Exonerating The CIA: Establishment Investigates Itself
Exonerating the CIA: When the Establishment Investigates Itself
By Binoy Kampmark
Exonerating spooks for improper conduct is a regular feature of the establishment. After all, you don’t convict your own, turning your nose at activities pursued under the grand, catch-all term of national security. From the start, the CIA review, established to investigate its own activities into spying on the Senate Select Committee on Intelligence, was always predictably constituted, with predictable outcomes.
The “accountability board” was chaired by former Sen. Evan Bayh (D-Indiana), along with former Obama White House attorney Bob Bauer and, as anticipated, three senior CIA officers. The originating source of its convening was yet another predictable feature: the CIA itself. (The board was convened in August 2014 by CIA Director John Brennan.)
Its task: to investigate alleged misconduct of five CIA employees who improperly accessed computer data belonging to the SSCI under the Computer Fraud and Abuse Act and the Wiretap Act, and make recommendations that “future instances of the miscommunication and confusion that led to this controversy” do not occur again.
The background to the review proved acrimonious. The SSCI had an issue over the CIA prying into its material on the agency’s rendition and torture program. The CIA, in turn, felt that the senators and their staff had obtained unauthorised access to agency documents and improperly dealt with classified material. The Department of Justice, sensing trouble, evaded the issue.
Last March, Sen. Dianne Feinstein (D-CA) suggested that the CIA search may have violated a range of legal provisions, citing the Fourth Amendment, the Computer Fraud and Abuse Act, and Executive Order 12333 prohibiting the agency from conducting domestic searches or surveillance.
The CIA, according to Feinstein, had become a power onto its own, effectively subverting the constitution. From the start, it hired “a team of outside contractors – who otherwise would not have had access to these sensitive documents – to read, multiple times, each of the 6.2 million pages of documents produced, before providing them to a fully-cleared committee staff conducting the committee’s oversight work.” Naturally, it “proved to be a slow and very expensive process” (Truthdig, Mar 12, 2014). 
Wednesday’s redacted report by the review board, termed the “Final Report of the Rendition, Detention and Interrogation Network Agency Accountability Board”, concluded in rather bland fashion that the entire affair had been a misunderstanding.

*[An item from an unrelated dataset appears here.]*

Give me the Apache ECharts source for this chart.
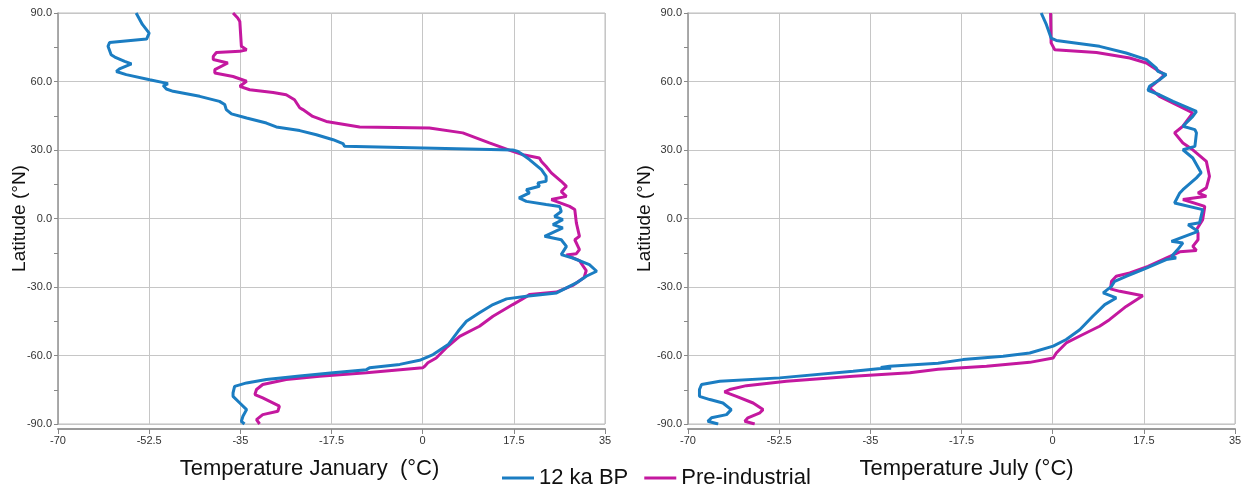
<!DOCTYPE html>
<html>
<head>
<meta charset="utf-8">
<title>Temperature vs latitude</title>
<script src="https://cdn.jsdelivr.net/npm/echarts@6/dist/echarts.min.js"></script>
<style>
  html, body { margin: 0; padding: 0; background: #fff; }
  #chart { width: 1246px; height: 488px; }
</style>
</head>
<body>
<div id="chart"></div>
<script>
// [温度 °C, 纬度 °N]，从北极到南极读取
const jan12ka = [
  [-55.0, 90], [-53.8, 85], [-52.5, 81.2], [-53.0, 78.6], [-60.1, 77.1], [-60.4, 75.4],
  [-59.8, 71.7], [-59.1, 70.7], [-57.2, 68.8], [-55.9, 67.7], [-58.2, 65.5], [-58.8, 64.4],
  [-56.9, 63.0], [-52.4, 60.8], [-49.5, 59.4], [-48.9, 59.0], [-49.8, 58.2], [-49.2, 56.7],
  [-47.9, 55.7], [-42.8, 53.5], [-39.0, 51.3], [-38.0, 49.9], [-37.7, 47.7], [-36.7, 45.8],
  [-33.8, 44.0], [-30.0, 41.8], [-28.1, 40.1], [-23.6, 38.5], [-20.4, 36.7], [-17.2, 34.5],
  [-15.3, 32.8], [-15.0, 31.6], [17.3, 30.0], [18.3, 29.4], [20.5, 25.8], [22.8, 21.4],
  [23.7, 18.5], [23.7, 16.3], [22.1, 15.6], [22.4, 14.1], [19.9, 12.6], [20.5, 11.2],
  [18.5, 9.0], [19.9, 7.5], [23.7, 6.1], [26.3, 5.3], [26.6, 3.1], [25.3, 0.9],
  [26.9, -0.5], [25.0, -2.7], [26.9, -4.1], [23.4, -7.8], [26.6, -9.3], [27.6, -12.2],
  [26.6, -15.8], [28.8, -17.3], [32.0, -20.2], [33.4, -23.1], [31.4, -25.3], [29.5, -28.2],
  [25.7, -32.6], [19.9, -34.1], [16.1, -35.2], [13.5, -37.7], [10.9, -41.3], [8.4, -45.0],
  [6.8, -49.4], [4.9, -55.2], [2.0, -59.6], [-0.6, -62.1], [-4.4, -63.9], [-10.2, -65.4],
  [-10.8, -66.2], [-17.2, -67.6], [-23.6, -69.0], [-30.0, -70.5], [-33.8, -72.0],
  [-36.1, -73.5], [-36.4, -76.4], [-36.4, -77.9], [-35.1, -80.8], [-33.8, -83.7],
  [-34.5, -86.6], [-34.8, -88.8], [-34.2, -90]
];

const janPre = [
  [-36.4, 90], [-35.5, 87.8], [-35.1, 86.3], [-34.8, 75.4], [-33.8, 73.9], [-35.1, 73.2],
  [-39.6, 72.7], [-40.2, 71.0], [-40.2, 69.6], [-37.4, 68.1], [-39.9, 65.2], [-39.9, 63.7],
  [-36.4, 62.2], [-33.8, 60.1], [-35.1, 57.9], [-33.2, 56.4], [-28.7, 55.2], [-26.2, 54.2],
  [-24.6, 52.0], [-23.6, 48.5], [-23.0, 47.7], [-21.1, 44.7], [-18.5, 42.5], [-12.1, 40.1],
  [1.3, 39.6], [7.7, 37.5], [12.8, 33.1], [17.3, 29.4], [19.3, 27.9], [22.4, 26.5],
  [22.8, 25.0], [23.7, 22.8], [24.7, 20.0], [26.6, 16.3], [27.6, 14.1], [26.6, 11.8],
  [27.6, 9.7], [24.7, 8.3], [28.2, 5.3], [29.2, 3.9], [29.5, -1.9], [30.1, -7.8],
  [29.2, -9.3], [30.1, -13.6], [29.5, -15.4], [27.6, -16.0], [30.1, -18.5], [31.4, -22.8],
  [31.0, -25.8], [28.8, -29.3], [25.7, -32.2], [20.5, -33.3], [19.9, -34.3], [17.3, -37.7],
  [13.5, -42.8], [10.9, -47.2], [7.1, -51.6], [4.5, -56.7], [2.6, -61.1], [1.0, -63.2],
  [0.4, -64.7], [0.0, -65.4], [-10.8, -67.6], [-19.8, -69.1], [-26.2, -70.5],
  [-30.7, -72.7], [-31.9, -74.9], [-32.2, -77.1], [-30.7, -78.6], [-27.5, -82.2],
  [-27.8, -84.4], [-30.7, -85.9], [-31.9, -88.1], [-31.6, -88.8], [-31.3, -90]
];

const jul12ka = [
  [-2.2, 90], [-1.2, 84.9], [-0.3, 79.0], [0.7, 78.0], [9.0, 75.4], [14.1, 72.5],
  [18.0, 69.6], [19.9, 65.9], [20.2, 64.4], [21.8, 63.0], [20.5, 60.8], [18.6, 57.9],
  [18.3, 56.1], [20.5, 54.2], [23.1, 51.3], [27.6, 46.9], [26.9, 44.7], [25.0, 40.4],
  [27.3, 38.9], [27.6, 37.5], [27.3, 31.6], [25.0, 30.1], [26.9, 26.5], [28.5, 20.0],
  [27.6, 17.8], [25.0, 12.6], [24.4, 11.2], [23.4, 6.8], [28.8, 3.9], [28.2, -1.9],
  [26.0, -2.7], [27.9, -5.6], [22.8, -10.0], [25.0, -10.7], [24.0, -13.6], [22.8, -16.6],
  [23.7, -17.3], [21.8, -18.0], [17.3, -22.4], [14.1, -25.3], [11.9, -27.5], [11.3, -29.7],
  [9.7, -32.6], [12.2, -34.8], [10.0, -37.7], [7.7, -42.8], [5.2, -48.7], [2.6, -53.0],
  [0.1, -55.9], [-4.4, -58.9], [-9.5, -60.3], [-17.2, -61.8], [-22.0, -63.4],
  [-31.3, -64.7], [-33.0, -65.3], [-31.0, -65.6], [-33.0, -65.7], [-38.3, -66.9],
  [-52.4, -69.8], [-63.9, -71.3], [-67.4, -72.7], [-67.8, -74.9], [-67.8, -77.9],
  [-65.8, -79.3], [-63.3, -80.8], [-61.7, -83.7], [-62.6, -85.9], [-65.5, -87.3],
  [-66.2, -88.8], [-64.2, -90]
];

const julPre = [
  [-0.4, 90], [-0.3, 76.9], [0.4, 73.9], [8.4, 72.7], [14.8, 70.3], [18.0, 68.1],
  [19.9, 65.2], [21.5, 63.0], [20.5, 60.8], [18.6, 57.2], [20.5, 53.5], [24.4, 49.1],
  [26.9, 46.2], [25.0, 40.4], [23.4, 37.5], [25.0, 33.1], [26.9, 30.1], [29.5, 25.0],
  [30.1, 18.5], [29.5, 13.4], [27.9, 11.2], [29.5, 9.7], [25.0, 8.3], [29.2, 5.3],
  [28.8, -0.5], [27.6, -4.9], [27.9, -6.3], [27.9, -9.3], [26.9, -12.2], [27.6, -14.0],
  [24.4, -14.6], [22.5, -16.6], [18.3, -21.0], [14.8, -23.8], [12.2, -25.3], [11.3, -27.5],
  [11.1, -30.8], [12.9, -31.9], [17.3, -33.8], [14.1, -38.5], [10.9, -44.3], [9.0, -47.2],
  [5.8, -50.8], [2.6, -54.5], [0.7, -58.9], [0.1, -61.1], [-4.4, -63.0], [-12.7, -64.7],
  [-22.0, -66.0], [-27.4, -67.6], [-38.3, -69.1], [-51.1, -71.3], [-58.8, -73.2],
  [-62.0, -74.9], [-63.0, -75.9], [-60.7, -77.9], [-57.5, -80.8], [-55.6, -83.7],
  [-56.2, -85.1], [-58.5, -87.3], [-59.1, -88.8], [-57.2, -90]
];

const tempTicks = { min: -70, max: 35, interval: 17.5 };
const latTicks = { min: -90, max: 90, interval: 30 };

const blue = '#1b7dc2';
const magenta = '#c4189f';
const font = 'Liberation Sans, Arial, sans-serif';

function xAxisFor(gridIndex, name, pad) {
    return {
        gridIndex: gridIndex,
        type: 'value',
        min: tempTicks.min,
        max: tempTicks.max,
        interval: tempTicks.interval,
        offset: 5,
        name: name,
        nameLocation: 'middle',
        nameGap: 29,
        nameMoveOverlap: false,
        nameTextStyle: { fontSize: 22, color: '#111', fontFamily: font, padding: pad },
        axisLine: { show: true, onZero: false, lineStyle: { color: '#9a9a9a', width: 2 } },
        axisTick: { show: true, length: 5, lineStyle: { color: '#888' } },
        axisLabel: { fontSize: 11, color: '#333', fontFamily: font, margin: 6,
                     formatter: v => String(v) },
        splitLine: { show: true, lineStyle: { color: '#c6c6c6', width: 1 } }
    };
}

function yAxisFor(gridIndex, gap) {
    return {
        gridIndex: gridIndex,
        type: 'value',
        min: latTicks.min,
        max: latTicks.max,
        interval: latTicks.interval,
        name: 'Latitude (°N)',
        nameLocation: 'middle',
        nameGap: gap,
        nameMoveOverlap: false,
        nameTextStyle: { fontSize: 19, color: '#111', fontFamily: font },
        axisLine: { show: true, onZero: false, lineStyle: { color: '#9a9a9a', width: 1.5 } },
        axisTick: { show: true, length: 4, lineStyle: { color: '#888' } },
        minorTick: { show: true, splitNumber: 2, length: 4, lineStyle: { color: '#888' } },
        axisLabel: { fontSize: 11, color: '#333', fontFamily: font, margin: 6,
                     formatter: v => v.toFixed(1) },
        splitLine: { show: true, lineStyle: { color: '#c6c6c6', width: 1 } }
    };
}

function lineFor(name, data, color, idx) {
    return {
        name: name,
        type: 'line',
        xAxisIndex: idx,
        yAxisIndex: idx,
        data: data,
        showSymbol: false,
        symbol: 'none',
        lineStyle: { color: color, width: 3 },
        itemStyle: { color: color },
        animation: false
    };
}

const chart = echarts.init(document.getElementById('chart'));
chart.setOption({
    backgroundColor: '#fff',
    animation: false,
    grid: [
        { left: 58, top: 13, width: 547, height: 411, show: true, borderColor: '#bdbdbd', borderWidth: 1 },
        { left: 688, top: 13, width: 547, height: 411, show: true, borderColor: '#bdbdbd', borderWidth: 1 }
    ],
    xAxis: [
        xAxisFor(0, 'Temperature January  (°C)', [0, 44, 0, 0]),
        xAxisFor(1, 'Temperature July (°C)', [0, 0, 0, 10])
    ],
    yAxis: [yAxisFor(0, 29), yAxisFor(1, 34)],
    legend: {
        left: 497,
        top: 462,
        itemWidth: 32,
        itemHeight: 3,
        itemGap: 16,
        icon: 'rect',
        textStyle: { fontSize: 22, color: '#111', fontFamily: font },
        data: ['12 ka BP', 'Pre-industrial']
    },
    series: [
        lineFor('Pre-industrial', janPre, magenta, 0),
        lineFor('12 ka BP', jan12ka, blue, 0),
        lineFor('Pre-industrial', julPre, magenta, 1),
        lineFor('12 ka BP', jul12ka, blue, 1)
    ]
});
</script>
</body>
</html>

That blandness also involved a good deal of hair splitting, riddled by legal dissembling. “The Board determined that while an informal understanding existed that SSCI work product should be protected, no common understanding existed about the roles and responsibilities in the case of a suspected security incident.”
It found that the “core” of that misguided understanding centred on “the establishment of SSCI shared drives that would be walled-off but also accessible to CIA IT staff for the purpose of IT network administration.” While “SSCI work product was often cited as protected… these were not clearly defined or agreed to by both parties.”
Evidently, areas of cognition vary in relationships between the intelligence community and the community that oversees it – understanding differs on whether it is informal, which can lead to breaches of trust, or “common”, in which case, it is assumed to be firmer. Truth be told, the CIA did not particularly like senatorial staff digging in a rather dirty intelligence backyard.
Accordingly, the board found that “none of the five individuals under review by the board was responsible for this mistake, and two of them – the most senior – had expressly counselled that care be taken to avoid accessing [SSCI] work product.”
Reading between the lines, and you can only deduce that the senators and staff had to assume that they would be spied upon. (The names of who authorised such conduct have been redacted.) In the pecking order of the Republic, political figures investigating a body for alleged criminal conduct were the ones to be monitored. This attitude is outlined in so far as the CIA had “obligations under the National Security Act”, with a pressing legal duty to search the computers “for the presence of Agency documents to which SSCI staff should not have access.”
Various recommendations were made regarding the use of shared computer networks having classified material, though the agency retains the prerogative to define how those boundaries are to be charted. Expect more misunderstandings in due course. A specific omission from the review is the failure to explain the disappearance of material off the system, including the now famed Internal Panetta Review.
A standout feature that somehow undermines the constitutionally motivated anger of SSCI committee members lines in its inconsistent attitudes to surveillance. Bulk gathering of data on US citizens, and non-citizens, has its uses, but keeping an eye on Congress, a body which has also taken its eye off constitutional erosions, doesn’t. The question is one of degree: who are the greater rogues?
The exoneration of CIA employees may well sting, but it has its own institutionalised justifications. Even the president agrees. According to Barack Obama’s spokesman, Jay Carney, the president expressed “great confidence in John Brennan and confidence in our intelligence community and in our professionals at the CIA” (Truthdig, Mar 12, 2014). The establishment simply got off the hook, again.